* _Your task_:
Look through the material and copy each line holding "with".
»»
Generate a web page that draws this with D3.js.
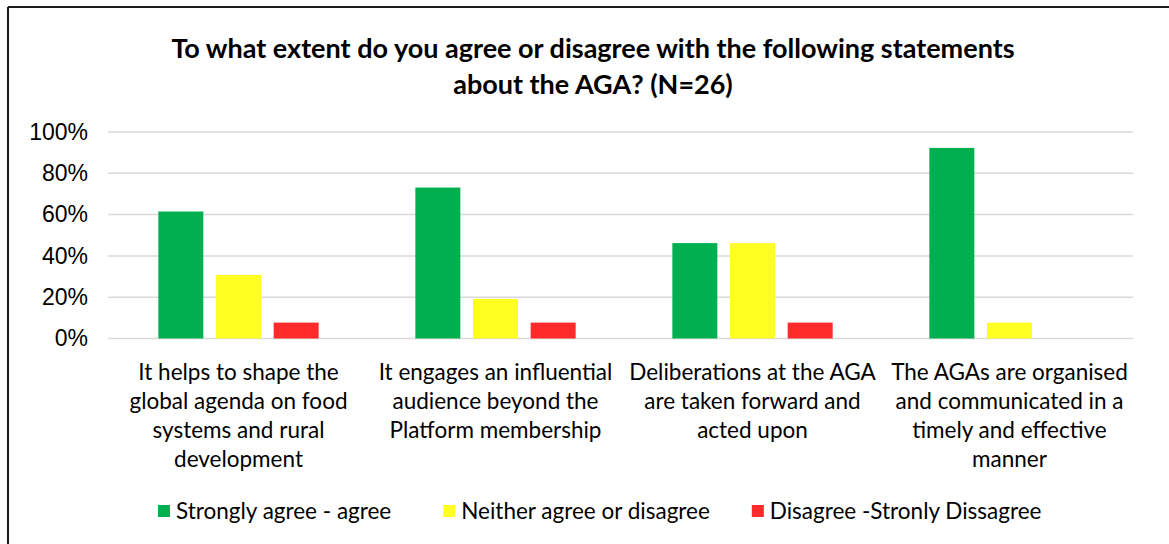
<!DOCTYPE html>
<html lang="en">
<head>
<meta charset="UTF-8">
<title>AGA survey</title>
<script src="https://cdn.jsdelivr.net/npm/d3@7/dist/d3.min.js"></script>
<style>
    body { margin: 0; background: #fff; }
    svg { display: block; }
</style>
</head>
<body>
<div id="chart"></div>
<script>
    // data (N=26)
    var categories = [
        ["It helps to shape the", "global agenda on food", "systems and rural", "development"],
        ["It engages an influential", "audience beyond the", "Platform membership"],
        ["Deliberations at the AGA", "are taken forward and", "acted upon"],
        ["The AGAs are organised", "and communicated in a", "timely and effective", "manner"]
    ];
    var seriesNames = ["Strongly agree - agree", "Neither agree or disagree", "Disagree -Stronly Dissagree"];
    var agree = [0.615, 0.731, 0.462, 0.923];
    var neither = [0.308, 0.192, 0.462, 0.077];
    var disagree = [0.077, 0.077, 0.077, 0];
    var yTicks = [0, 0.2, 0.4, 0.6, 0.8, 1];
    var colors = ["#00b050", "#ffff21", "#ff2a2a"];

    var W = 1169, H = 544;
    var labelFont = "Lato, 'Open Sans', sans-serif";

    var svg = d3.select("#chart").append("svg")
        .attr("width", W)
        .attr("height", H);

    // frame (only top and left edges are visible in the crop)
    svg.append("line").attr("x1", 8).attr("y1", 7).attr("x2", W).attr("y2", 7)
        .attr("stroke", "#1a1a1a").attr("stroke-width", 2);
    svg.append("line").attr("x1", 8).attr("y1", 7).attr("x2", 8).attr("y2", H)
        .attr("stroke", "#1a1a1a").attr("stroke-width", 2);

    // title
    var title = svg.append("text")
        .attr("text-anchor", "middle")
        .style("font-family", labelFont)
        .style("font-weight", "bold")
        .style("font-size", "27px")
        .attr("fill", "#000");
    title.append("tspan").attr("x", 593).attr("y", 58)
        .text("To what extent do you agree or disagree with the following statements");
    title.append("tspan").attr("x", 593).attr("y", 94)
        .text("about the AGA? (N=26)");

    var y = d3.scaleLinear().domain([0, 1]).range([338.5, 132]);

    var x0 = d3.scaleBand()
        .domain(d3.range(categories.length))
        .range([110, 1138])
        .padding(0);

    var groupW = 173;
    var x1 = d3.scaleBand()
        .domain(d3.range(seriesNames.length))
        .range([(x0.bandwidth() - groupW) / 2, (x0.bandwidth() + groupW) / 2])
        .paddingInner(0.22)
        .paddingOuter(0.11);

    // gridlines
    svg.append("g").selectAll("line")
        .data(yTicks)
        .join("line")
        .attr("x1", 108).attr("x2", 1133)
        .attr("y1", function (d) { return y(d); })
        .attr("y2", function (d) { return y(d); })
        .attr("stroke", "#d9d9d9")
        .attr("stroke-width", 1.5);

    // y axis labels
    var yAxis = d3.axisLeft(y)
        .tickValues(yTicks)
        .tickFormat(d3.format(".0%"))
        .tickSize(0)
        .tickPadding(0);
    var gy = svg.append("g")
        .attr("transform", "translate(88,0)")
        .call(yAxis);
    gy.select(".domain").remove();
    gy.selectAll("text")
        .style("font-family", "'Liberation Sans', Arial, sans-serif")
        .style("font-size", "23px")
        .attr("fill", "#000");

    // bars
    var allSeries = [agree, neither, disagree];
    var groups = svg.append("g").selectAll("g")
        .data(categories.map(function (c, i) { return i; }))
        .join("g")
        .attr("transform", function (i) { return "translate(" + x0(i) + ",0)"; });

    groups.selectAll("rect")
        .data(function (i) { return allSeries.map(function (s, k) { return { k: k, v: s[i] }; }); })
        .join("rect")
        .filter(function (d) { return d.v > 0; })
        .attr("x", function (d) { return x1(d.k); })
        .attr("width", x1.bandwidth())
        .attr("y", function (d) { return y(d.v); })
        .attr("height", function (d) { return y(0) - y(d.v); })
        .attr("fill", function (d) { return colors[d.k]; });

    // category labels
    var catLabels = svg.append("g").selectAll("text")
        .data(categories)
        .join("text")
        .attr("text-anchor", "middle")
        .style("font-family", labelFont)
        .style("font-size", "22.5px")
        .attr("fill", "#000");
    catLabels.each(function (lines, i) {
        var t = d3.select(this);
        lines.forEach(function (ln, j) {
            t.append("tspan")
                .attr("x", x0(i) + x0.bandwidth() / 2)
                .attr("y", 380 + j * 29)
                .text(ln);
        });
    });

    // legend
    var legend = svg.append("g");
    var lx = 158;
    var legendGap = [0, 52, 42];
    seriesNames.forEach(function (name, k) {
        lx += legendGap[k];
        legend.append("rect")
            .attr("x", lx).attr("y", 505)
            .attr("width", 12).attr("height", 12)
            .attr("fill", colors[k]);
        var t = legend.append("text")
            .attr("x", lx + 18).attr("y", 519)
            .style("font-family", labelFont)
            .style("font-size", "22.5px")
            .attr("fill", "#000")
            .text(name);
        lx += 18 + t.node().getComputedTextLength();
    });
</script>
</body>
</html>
««
* _Output_:
Generate a web page that draws this with D3.js.
        .text("To what extent do you agree or disagree with the following statements");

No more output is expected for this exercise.